For decades astronomers have used the Astronomical Magnitude Scale to measure the brightness of stars. But what if they're measuring with an inaccurate ruler? And how could that screw up the quest to understand dark energy?


The Astronomical Magnitude Scale (see bottom of post) is a logarithmic scale used to measure the brightness of stars as seen from earth. The sun, our nearest star, is set at a value of roughly -27, but humans anywhere on earth can comfortably see all the way down to a value of zero. For values of +1 to +7, an observer would have to be in the country, away from light pollution. Trying to see anything dimmer than +7 would mean breaking out the telescopes.

Scientists measure the brightness of astronomical objects by comparing the object's brightness to the brightness of reference stars. Vega and Sirius are popular references, since they have defined and well-known magnitudes.


Or do they? Despite the many advances in the practice, focus, and breadth of knowledge of astronomy, the apparent magnitude values of stars have been updated haphazardly, or not at all.

This faulty measuring system has bigger consequences than missing a twinkle or two. Astronomers use apparent magnitude to judge the distance of stars. Far-away stars are measured by determining their color spectrum and their apparent magnitude. The color spectrum of a star can tell scientists how bright it is. Why, then, do we need the Astronomical Magnitude Scale? Because it, in combination with the knowledge of the absolute brightness of a star, helps scientists determine how far away that star is.

A light that's shining in a person's face from two feet away is uncomfortable. From twenty feet away, it's enough to read by. From two hundred feet away, it's just a glimmer. By combining the knowledge of how bright the light is (spotlight, 60 watt bulb, candle flame) and how bright it appears, a person can roughly judge the distance from them to a light. Astronomers use the same process to determine how far away a star is. Imagine, however, that all throughout a person's life, they were told that a ten watt bulb was actually 60 watts. Their entire scale of reference would be thrown off, making it impossible for them to judge the distance of lights.


Once distance goes out the window, many measurements of the effects of dark energy go right out with it. Dark energy is the mysterious force that seems to be making the universe expand faster and faster over time. Scientists use the distance of stars to measure this expansion.
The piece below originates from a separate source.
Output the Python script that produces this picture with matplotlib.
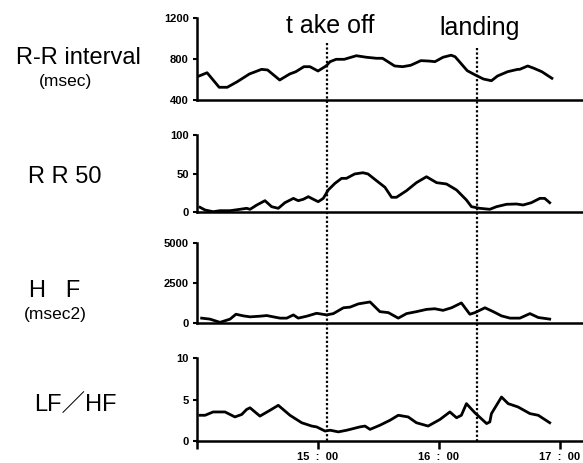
#!/usr/bin/env python3

import matplotlib
matplotlib.use("Agg")
import matplotlib.pyplot as plt
import matplotlib.transforms as mtransforms
from matplotlib.lines import Line2D

# minutes after 14:00
rr_t = [1, 5, 11, 15, 20, 26, 32, 35, 41, 46, 49, 53, 56, 60, 64, 66, 69, 73, 79, 84,
        89, 92, 98, 102, 106, 111, 115, 118, 122, 126, 128, 134, 138, 142, 146, 149,
        154, 159, 160, 164, 167, 171, 176]
rr_v = [634, 666, 524, 524, 579, 654, 699, 693, 595, 654, 676, 725, 725, 683, 732, 774,
        797, 797, 832, 817, 807, 807, 732, 725, 739, 784, 780, 774, 817, 837, 822, 686,
        644, 605, 588, 634, 676, 699, 699, 732, 710, 676, 612]

rr50_t = [1.5, 4, 8, 11.4, 16.4, 21.3, 24.6, 26.3, 29.6, 33.7, 37, 40.3, 43.6, 47.8,
          50.2, 52.7, 55.2, 57.7, 60.1, 62.6, 65.1, 68.4, 71.7, 74.1, 78.2, 82.3, 84.8,
          89, 93.2, 96.5, 98.9, 103.9, 108.8, 113.8, 118.8, 123.7, 128.7, 133.6, 136.1,
          140.2, 145.2, 148.5, 153.5, 158.4, 161.7, 165.8, 170, 172.4, 174.9]
rr50_v = [6.1, 2.6, 0.4, 1.7, 1.7, 3.5, 4.8, 3.5, 9, 14.7, 6.9, 4.8, 12.1, 17.7, 14.7,
          16.5, 19.9, 16.5, 13.4, 17.7, 28.6, 37.2, 43.7, 43.7, 49.4, 51, 49.4, 40.7,
          32.1, 19.1, 19.1, 27.7, 38.1, 45.8, 38.1, 36.4, 28.6, 15.6, 6.9, 4.8, 3.5, 6.9,
          10, 10.4, 9.1, 12.1, 17.7, 17.7, 12.1]

hf_t = [2.3, 6.4, 8.9, 11.4, 13.9, 16.4, 19.3, 23, 26.3, 31.2, 34.6, 37.8, 41.2, 44.5,
        47.8, 50.2, 54.4, 59.3, 64.3, 67.6, 72.6, 75.9, 80, 85.8, 90.7, 94.9, 99.8, 103.9,
        108.8, 113.8, 117.9, 122, 126.2, 131.1, 135.3, 137.8, 142.8, 146.9, 151, 155.2,
        160.1, 165.1, 169.2, 174.9]
hf_v = [304, 243, 142, 40, 142, 243, 547, 445, 385, 425, 466, 385, 304, 304, 506, 304,
        425, 607, 506, 587, 951, 992, 1194, 1316, 709, 648, 304, 587, 709, 850, 891, 790,
        951, 1255, 547, 648, 951, 709, 445, 304, 304, 587, 344, 243]

lfhf_t = [1.5, 4, 8, 13.9, 18.8, 22.2, 24.6, 26.3, 31.2, 36.2, 40.3, 46.1, 51.9, 56.9,
          59.3, 63.5, 66, 70.1, 74.3, 80.8, 83.3, 85.8, 90.7, 95.7, 99.8, 104.7, 108.8,
          114.6, 120.5, 125.4, 128.7, 131.1, 133.6, 137.8, 143.6, 145.2, 146, 148.5, 151,
          154.3, 159.2, 165.1, 169.2, 174.9]
lfhf_v = [3.1, 3.1, 3.5, 3.5, 2.9, 3.2, 3.8, 4.0, 3.0, 3.7, 4.3, 3.1, 2.2, 1.8, 1.7, 1.2,
          1.3, 1.1, 1.3, 1.7, 1.8, 1.4, 1.9, 2.5, 3.1, 2.9, 2.2, 1.8, 2.6, 3.5, 2.8, 3.1,
          4.5, 3.4, 2.1, 2.3, 3.3, 4.3, 5.3, 4.5, 4.1, 3.3, 3.1, 2.2]

takeoff = 64.5
landing = 138.8

xticks = [0, 60, 120, 180]
xticklabels = ["", "15  :  00", "16  :  00", "17  :  00"]

panels = [
    (rr_t, rr_v, (400, 1200), [400, 800, 1200], ["400", "800", "1200"]),
    (rr50_t, rr50_v, (0, 100), [0, 50, 100], ["0", "50", "100"]),
    (hf_t, hf_v, (0, 5000), [0, 2500, 5000], ["0", "2500", "5000"]),
    (lfhf_t, lfhf_v, (0, 10), [0, 5, 10], ["0", "5", "10"]),
]

W, H = 583, 463
# axes boxes in pixels: top, bottom
boxes = [(18, 100), (135, 212), (243, 323), (358, 441)]
left_px = 197

plt.rcParams['font.family'] = ['Liberation Sans', 'Noto Sans CJK JP', 'DejaVu Sans']

fig = plt.figure(figsize=(W / 100, H / 100), dpi=100)
axes = []
for (t, v, ylim, yt, ytl), (top, bot) in zip(panels, boxes):
    ax = fig.add_axes([left_px / W, 1 - bot / H, 1 - left_px / W, (bot - top) / H])
    ax.plot(t, v, color="black", lw=2.0)
    ax.set_xlim(0, (W - left_px) / 121 * 60)
    ax.set_ylim(*ylim)
    ax.set_yticks(yt)
    ax.set_yticklabels(ytl, fontsize=8, fontweight="bold")
    for s in ["top", "right"]:
        ax.spines[s].set_visible(False)
    for s in ["left", "bottom"]:
        ax.spines[s].set_linewidth(1.8)
    ax.tick_params(axis="y", direction="out", length=3, width=1.5, pad=3)
    ax.set_xticks([])
    ax.patch.set_alpha(0)
    axes.append(ax)

ax4 = axes[-1]
ax4.set_xticks(xticks)
ax4.set_xticklabels(xticklabels, fontsize=8, fontweight="bold")
ax4.tick_params(axis="x", direction="out", length=6, width=1.8, pad=2)

# event lines through all panels
trans = mtransforms.blended_transform_factory(ax4.transData, fig.transFigure)
for x, ytop in [(takeoff, 43), (landing, 48)]:
    fig.add_artist(Line2D([x, x], [1 - ytop / H, 1 - 441 / H], transform=trans,
                          color="black", lw=1.6, linestyle=(0, (1, 1))))

fig.text(330 / W, 1 - 33 / H, "t ake off", fontsize=18, ha="center", va="baseline")
fig.text(480 / W, 1 - 35 / H, "landing", fontsize=18, ha="center", va="baseline")

fig.text(78 / W, 1 - 64 / H, "R-R interval", fontsize=17, ha="center", va="baseline")
fig.text(66 / W, 1 - 86 / H, "(msec)", fontsize=12.5, ha="center", va="baseline")
fig.text(65 / W, 1 - 183 / H, "R R 50", fontsize=17, ha="center", va="baseline")
fig.text(55 / W, 1 - 297 / H, "H   F", fontsize=17, ha="center", va="baseline")
fig.text(55 / W, 1 - 319 / H, "(msec2)", fontsize=12.5, ha="center", va="baseline")
fig.text(75 / W, 1 - 412 / H, "LF／HF", fontsize=17, ha="center", va="baseline")

fig.savefig("out.png", dpi=100)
Picture yourself sitting on a rubber band as it is being stretched. Objects that are close by will be receding away at a certain rate of acceleration. However, objects that are farther away will be receding at a faster rate than nearby objects, because every part of the rubber band is expanding. The farther away an object is, the more material between it and you will be stretching out and pushing you apart.


If a scientist were to look at a star they mistakenly think is close by, and see it receding at an unexpectedly fast rate, they will come to erroneous conclusions about how fast the universe is expanding, and how great the force of dark energy is.

For want of a nail, the cosmological constant is lost.

Fortunately, there is a mission planned to take more accurate measurements of reference stars. Absolute Color Calibration Experiment for Standard Stars, or ACCESS, will give accurate and up-to-date information on the magnitude of the stars, and set a standard that can be used to give all scientists consistent data, and let all stargazers know exactly what they're seeing, and where they are seeing it.